*Job*
Write out, word for word, every line from the first one through the line that holds "import plotly.graph_objects as go", and nothing else; skip the pictures.

*Collected data*
((

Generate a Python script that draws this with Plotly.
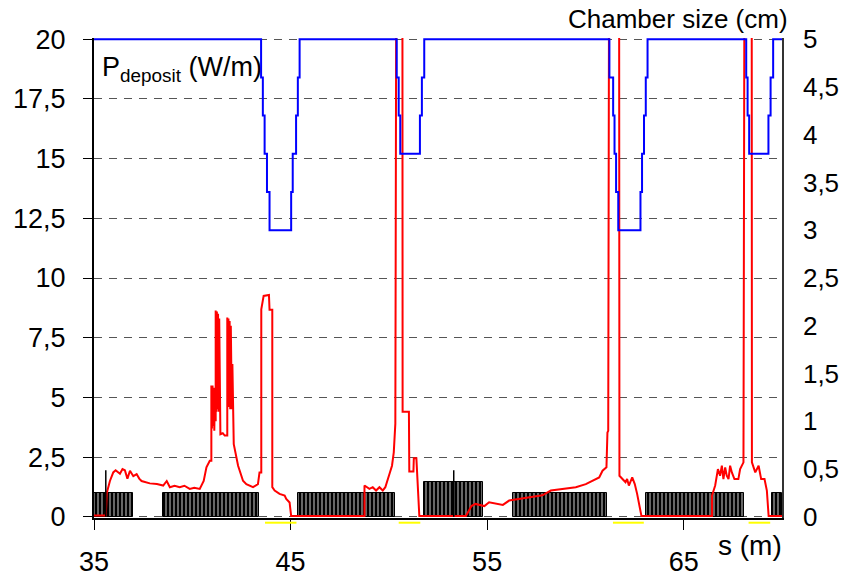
import plotly.graph_objects as go

# ---------------- data ----------------
# Deposited power P (W/m) along s (m) (spikes exceed the axis)
p_s = [35.0, 35.6, 35.65, 35.81, 35.98, 36.1, 36.32, 36.45, 36.57, 36.7, 36.83, 37.0, 37.17, 37.3, 37.42,
       37.84, 38.2, 38.52, 38.7, 38.86, 39.1, 39.36, 39.6, 39.87, 40.1, 40.38, 40.58, 40.72, 40.89,
       40.97, 40.97, 41.0, 41.03, 41.06, 41.09, 41.12, 41.15, 41.19, 41.19, 41.22, 41.25, 41.28, 41.31,
       41.34, 41.37, 41.40, 41.43, 41.55, 41.65, 41.78, 41.78, 41.81, 41.84, 41.87, 41.90, 41.93, 41.96,
       41.98, 42.01, 42.04, 42.07, 42.11, 42.33, 42.58, 42.75, 43.09, 43.34, 43.42, 43.51, 43.51, 43.63,
       43.90, 43.93, 44.07, 44.07, 44.19, 44.44, 44.70, 44.78, 44.95, 45.03, 48.76, 48.76, 48.9, 49.01,
       49.18, 49.35, 49.52, 49.69, 49.82, 49.94, 50.03, 50.16, 50.25, 50.33, 50.42, 50.68, 50.70, 51.02,
       51.04, 51.25, 51.27, 51.40, 51.50, 51.55, 53.92, 54.2, 54.4, 54.6, 54.86, 55.1, 55.4, 55.8, 56.12,
       56.63, 57.14, 57.5, 57.81, 58.24, 58.83, 59.2, 59.51, 60.02, 60.36, 60.70, 60.87, 61.07, 61.12,
       61.16, 61.24, 61.70, 61.73, 61.87, 62.04, 62.12, 62.21, 62.38, 62.51, 62.63, 62.75, 62.85, 66.44,
       66.44, 66.60, 66.74, 66.85, 66.94, 67.02, 67.11, 67.19, 67.28, 67.36, 67.45, 67.58, 67.78, 67.87,
       68.04, 68.13, 68.45, 68.47, 68.64, 68.81, 68.94, 69.11, 69.23, 69.32, 70.0]
p_val = [0.05, 0.05, 1.0, 1.5, 1.86, 1.95, 1.8, 2.0, 1.95, 1.6, 1.93, 1.7, 1.79, 1.6, 1.5,
         1.4, 1.37, 1.31, 1.5, 1.24, 1.3, 1.24, 1.3, 1.17, 1.22, 1.17, 1.5, 2.07, 2.35,
         2.35, 5.5, 3.7, 5.5, 3.8, 5.4, 3.6, 5.3, 4.0, 8.64, 4.4, 8.6, 4.5, 8.5,
         4.4, 8.3, 4.36, 3.46, 3.5, 3.4, 3.4, 8.35, 4.6, 8.3, 4.6, 8.2, 4.5, 8.0,
         6.45, 4.5, 6.4, 4.5, 3.04, 2.14, 1.51, 1.37, 1.24, 1.37, 1.86, 1.86, 8.69, 9.25,
         9.29, 8.67, 8.67, 1.24, 1.10, 0.96, 0.89, 0.75, 0.6, 0.03, 0.03, 1.31, 1.22, 1.17,
         1.24, 1.10, 1.24, 1.10, 1.24, 1.51, 1.79, 2.14, 2.7, 3.9, 40.0, 40.0, 4.4, 4.4,
         1.9, 1.9, 2.45, 2.45, 1.0, 0.03, 0.03, 0.45, 0.54, 0.5, 0.45, 0.61, 0.55, 0.5, 0.68,
         0.75, 0.82, 0.85, 0.9, 1.1, 1.17, 1.2, 1.24, 1.37, 1.51, 1.65, 1.93, 2.07, 3.53,
         3.6, 40.0, 40.0, 1.72, 1.58, 1.45, 1.58, 1.31, 1.65, 1.37, 0.96, 0.4, 0.03, 0.03,
         0.89, 1.31, 2.0, 1.72, 2.14, 1.58, 2.07, 1.72, 1.58, 2.14, 1.86, 1.58, 1.58, 2.0,
         2.28, 40.0, 40.0, 2.28, 1.86, 2.14, 1.58, 1.58, 1.1, 0.03, 0.03]

# Chamber size (cm) along s (m), step function
ch_s = [35.0, 43.50, 43.59, 43.68, 43.80, 43.93, 45.03, 45.11, 45.28, 45.37, 45.46,
        50.40, 50.50, 50.58, 51.58, 51.68, 51.80,
        61.22, 61.41, 61.48, 61.56, 61.67, 62.80, 62.88, 62.98, 63.07, 63.16,
        68.18, 68.25, 68.33, 69.31, 69.42, 69.55, 70.0]
ch_val = [5.0, 4.6, 4.2, 3.8, 3.4, 3.0, 3.4, 3.8, 4.2, 4.6, 5.0,
          4.6, 4.2, 3.8, 4.2, 4.6, 5.0,
          4.6, 4.2, 3.8, 3.4, 3.0, 3.4, 3.8, 4.2, 4.6, 5.0,
          4.6, 4.2, 3.8, 4.2, 4.6, 5.0, 5.0]

# Magnet blocks (black hatched bars), in left-axis units
blk_start = [35.0, 38.5, 45.4, 51.8, 56.3, 63.1, 69.5]
blk_end = [37.0, 43.4, 50.3, 54.8, 61.1, 68.05, 70.0]
blk_h = [1.0, 1.0, 1.0, 1.45, 1.0, 1.0, 1.0]

# single tall markers
tall_s = [35.6, 53.3]
tall_h = [1.95, 1.95]

# yellow segments under the axis (narrow chamber zones)
yel_start = [43.7, 50.5, 61.4, 68.3]
yel_end = [45.3, 51.6, 62.97, 69.4]

x_ticks = [35, 45, 55, 65]
yl_ticks = [0, 2.5, 5, 7.5, 10, 12.5, 15, 17.5, 20]
yl_text = ["0", "2,5", "5", "7,5", "10", "12,5", "15", "17,5", "20"]
yr_ticks = [0, 0.5, 1, 1.5, 2, 2.5, 3, 3.5, 4, 4.5, 5]
yr_text = ["0", "0,5", "1", "1,5", "2", "2,5", "3", "3,5", "4", "4,5", "5"]

FONT = "Liberation Sans, Arial, sans-serif"

fig = go.Figure()

fig.add_trace(go.Scatter(x=p_s, y=p_val, mode="lines", line=dict(color="#ff0000", width=2),
                         showlegend=False, yaxis="y"))

centers = [(a + b) / 2 for a, b in zip(blk_start, blk_end)]
widths = [b - a for a, b in zip(blk_start, blk_end)]
fig.add_trace(go.Bar(x=centers, y=blk_h, width=widths, base=0, yaxis="y",
                     marker=dict(color="black",
                                 line=dict(color="black", width=1),
                                 pattern=dict(shape="|", fgcolor="black", bgcolor="rgba(255,255,255,0)",
                                              size=4, solidity=0.8, fillmode="replace")),
                     showlegend=False))

tx, ty = [], []
for s, h in zip(tall_s, tall_h):
    tx += [s, s, None]
    ty += [0, h, None]
fig.add_trace(go.Scatter(x=tx, y=ty, mode="lines", line=dict(color="black", width=1.5),
                         showlegend=False, yaxis="y"))

fig.add_trace(go.Scatter(x=ch_s, y=ch_val, mode="lines", line=dict(color="#0000ff", width=2, shape="hv"),
                         showlegend=False, yaxis="y2"))

for a, b in zip(yel_start, yel_end):
    fig.add_shape(type="line", xref="x", yref="paper", x0=a, x1=b, y0=-0.0098, y1=-0.0098,
                  line=dict(color="#ffff00", width=2), layer="above")

fig.update_layout(
    width=844, height=576,
    margin=dict(l=94, r=62, t=38, b=58, autoexpand=False),
    paper_bgcolor="white", plot_bgcolor="white",
    font=dict(family=FONT, size=27, color="black"),
    barmode="overlay", bargap=0,
    xaxis=dict(range=[35, 70], tickvals=x_ticks, ticks="outside", ticklen=10, tickcolor="black",
               showline=True, linecolor="black", linewidth=1.5, showgrid=False, zeroline=False,
               ticklabelstandoff=9, tickfont=dict(size=27), automargin=False),
    yaxis=dict(range=[-0.05, 20.05], tickvals=yl_ticks, ticktext=yl_text, ticks="outside", ticklen=9,
               tickcolor="black", showline=True, linecolor="black", linewidth=2,
               showgrid=True, gridcolor="#555555", gridwidth=1, griddash="8px,7px",
               zeroline=False, ticklabelstandoff=12, tickfont=dict(size=27), automargin=False),
    yaxis2=dict(range=[-0.0125, 5.0125], tickvals=yr_ticks, ticktext=yr_text, overlaying="y", side="right",
                ticks="", showline=True, linecolor="#333333", linewidth=1.5, showgrid=False,
                zeroline=False, ticklabelstandoff=14, tickfont=dict(size=26), automargin=False),
    annotations=[
        dict(text="Chamber size (cm)", xref="paper", yref="paper", x=1.0116, y=1.0396,
             xanchor="right", yanchor="middle", showarrow=False, font=dict(size=26)),
        dict(text="P<sub>deposit</sub> (W/m)", xref="paper", yref="paper", x=0.0087, y=0.975,
             xanchor="left", yanchor="top", showarrow=False, font=dict(size=27)),
        dict(text="s (m)", xref="paper", yref="paper", x=0.9535, y=-0.058,
             xanchor="center", yanchor="middle", showarrow=False, font=dict(size=28)),
    ],
)

fig.write_html("out.html")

))

*Task answer*
Generate a Python script that draws this with Plotly.
import plotly.graph_objects as go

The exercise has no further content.